Thursday, December 08, 2005

Theatre, Community, and Community Theatre

Steven Leigh Morris, theatre editor of the alternative LA Weekly, has written a provocative piece, called "Squinting into the Sun: How our Theatre Will Change in the Next Decade." It's about the future of theatre in Los Angeles (but also regional theatre generally). Fundamentally, he notes that economically theatre is simply going financially bankrupt -- subscription houses are unsustainable due to the fact that subscribers are literally dying off, and living wages for artists at small theatres are impossible.

It's perceptive, smart, and my God, I hope he's wrong. Maybe I'm just not ready to accept it.

The article is filled with a mixture of dour pessimism and old-fashioned utopianism. His prognosis involves theatre's return to what he sees as its truer purpose: fostering community.

"The most fundamental transformation throughout the country will be a growing shift in notion, from “theater as product” to “theater as a process”: theater in prisons and hospices, serving its original function of uniting and validating communities. It’s not that shows will no longer be produced just for the art, or the entertainment, but that theater’s larger purpose will have to be redefined, or it simply can’t compete in a laissez-faire economy. In the next decade, the term “community theater” may no longer be disparaged as representing something at the bottom of a hierarchy of which Broadway is the pinnacle. Rather, you’ll have to go to Broadway or Vegas to see Broadway shows — the national touring circuits are slowly dissolving — while “community theater” may come to represent a considerably more noble activity than before. Theater’s funders will consist of fewer private investors, governments and foundations, and more colleges, film producers and restaurants that hire the artists in order that they can afford to do theater they love. That theater may not offer a living, but it will provide a calling."

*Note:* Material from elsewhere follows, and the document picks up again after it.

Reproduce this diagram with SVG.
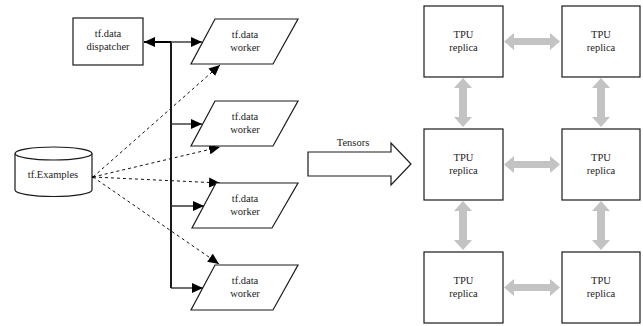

I'm going to absorb this for a little while longer and see if I have any further response to it, other than: Will I really have to sit through more of what I consider community theatre? That's a very unpleasant thought.

Steven does mention the Cornerstone Theatre as a model. For those who don't know, the Cornerstone is a very interesting company that takes professional artists and brings them together with a local community to develop a theatrical production; e.g. an adaptation of Aeschylus on a Native American reservation.

I love the Cornerstone, but, to be completely honest, a bit more for the idea of it than the actual productions.

I mention them also because they're in transition. Their founder and artistic director, Bill Rauch, has given up the reigns and the company has just announced a replacement, playwright/director Michael John Garces.